§ Task directions
How many lines in the listing below include the word "React"? Reply with the count alone.

** START Raw data **

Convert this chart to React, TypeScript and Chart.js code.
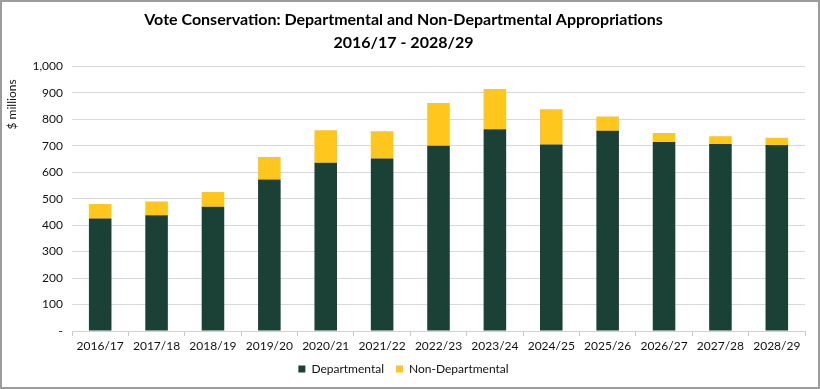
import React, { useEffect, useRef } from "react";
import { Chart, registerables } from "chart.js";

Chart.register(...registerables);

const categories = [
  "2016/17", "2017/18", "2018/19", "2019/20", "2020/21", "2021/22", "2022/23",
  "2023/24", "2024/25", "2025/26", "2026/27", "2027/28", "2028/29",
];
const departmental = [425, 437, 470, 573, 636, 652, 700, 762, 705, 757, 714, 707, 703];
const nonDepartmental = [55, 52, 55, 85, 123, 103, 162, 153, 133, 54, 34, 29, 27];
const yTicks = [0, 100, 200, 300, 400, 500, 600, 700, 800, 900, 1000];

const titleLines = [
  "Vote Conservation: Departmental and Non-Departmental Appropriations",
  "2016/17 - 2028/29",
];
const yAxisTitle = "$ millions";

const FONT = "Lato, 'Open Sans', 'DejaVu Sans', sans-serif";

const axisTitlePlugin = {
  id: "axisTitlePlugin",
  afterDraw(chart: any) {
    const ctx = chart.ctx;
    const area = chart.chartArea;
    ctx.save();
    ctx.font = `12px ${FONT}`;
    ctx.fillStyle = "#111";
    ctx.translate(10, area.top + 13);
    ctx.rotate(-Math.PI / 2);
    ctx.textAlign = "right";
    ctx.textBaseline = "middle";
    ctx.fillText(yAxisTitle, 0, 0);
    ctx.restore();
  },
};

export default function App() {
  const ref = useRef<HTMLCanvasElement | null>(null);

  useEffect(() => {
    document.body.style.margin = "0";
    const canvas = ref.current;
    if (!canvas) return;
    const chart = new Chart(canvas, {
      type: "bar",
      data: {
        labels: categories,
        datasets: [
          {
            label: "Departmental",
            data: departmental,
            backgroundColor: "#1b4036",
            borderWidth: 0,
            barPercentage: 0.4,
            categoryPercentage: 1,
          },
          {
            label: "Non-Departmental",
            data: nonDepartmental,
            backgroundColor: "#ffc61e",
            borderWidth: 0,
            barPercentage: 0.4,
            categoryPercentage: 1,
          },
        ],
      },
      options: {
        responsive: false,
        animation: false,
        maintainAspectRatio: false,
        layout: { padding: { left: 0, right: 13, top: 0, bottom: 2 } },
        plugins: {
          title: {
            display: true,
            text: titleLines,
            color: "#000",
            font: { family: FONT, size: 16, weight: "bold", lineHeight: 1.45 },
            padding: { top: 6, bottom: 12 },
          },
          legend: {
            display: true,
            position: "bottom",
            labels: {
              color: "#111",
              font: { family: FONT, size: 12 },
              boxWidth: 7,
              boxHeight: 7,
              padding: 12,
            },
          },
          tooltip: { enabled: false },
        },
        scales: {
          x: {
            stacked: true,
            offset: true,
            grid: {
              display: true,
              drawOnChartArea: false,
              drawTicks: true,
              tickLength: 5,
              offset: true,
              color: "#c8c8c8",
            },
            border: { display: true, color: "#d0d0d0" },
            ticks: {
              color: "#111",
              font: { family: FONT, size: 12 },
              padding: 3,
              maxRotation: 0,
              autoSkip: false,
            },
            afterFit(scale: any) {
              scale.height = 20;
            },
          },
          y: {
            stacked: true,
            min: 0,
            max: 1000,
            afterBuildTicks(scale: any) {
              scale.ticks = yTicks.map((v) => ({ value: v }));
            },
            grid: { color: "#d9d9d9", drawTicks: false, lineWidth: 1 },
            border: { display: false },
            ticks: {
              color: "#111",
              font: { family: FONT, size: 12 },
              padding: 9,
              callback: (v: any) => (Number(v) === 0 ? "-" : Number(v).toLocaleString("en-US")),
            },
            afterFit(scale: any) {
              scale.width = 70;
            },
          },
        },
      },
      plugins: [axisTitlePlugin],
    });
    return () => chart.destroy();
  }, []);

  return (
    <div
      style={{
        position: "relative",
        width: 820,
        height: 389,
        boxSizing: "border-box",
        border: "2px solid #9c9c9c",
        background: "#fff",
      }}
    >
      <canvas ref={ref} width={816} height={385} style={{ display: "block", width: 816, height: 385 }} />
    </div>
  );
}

** END Raw data **

§ Expected answer
2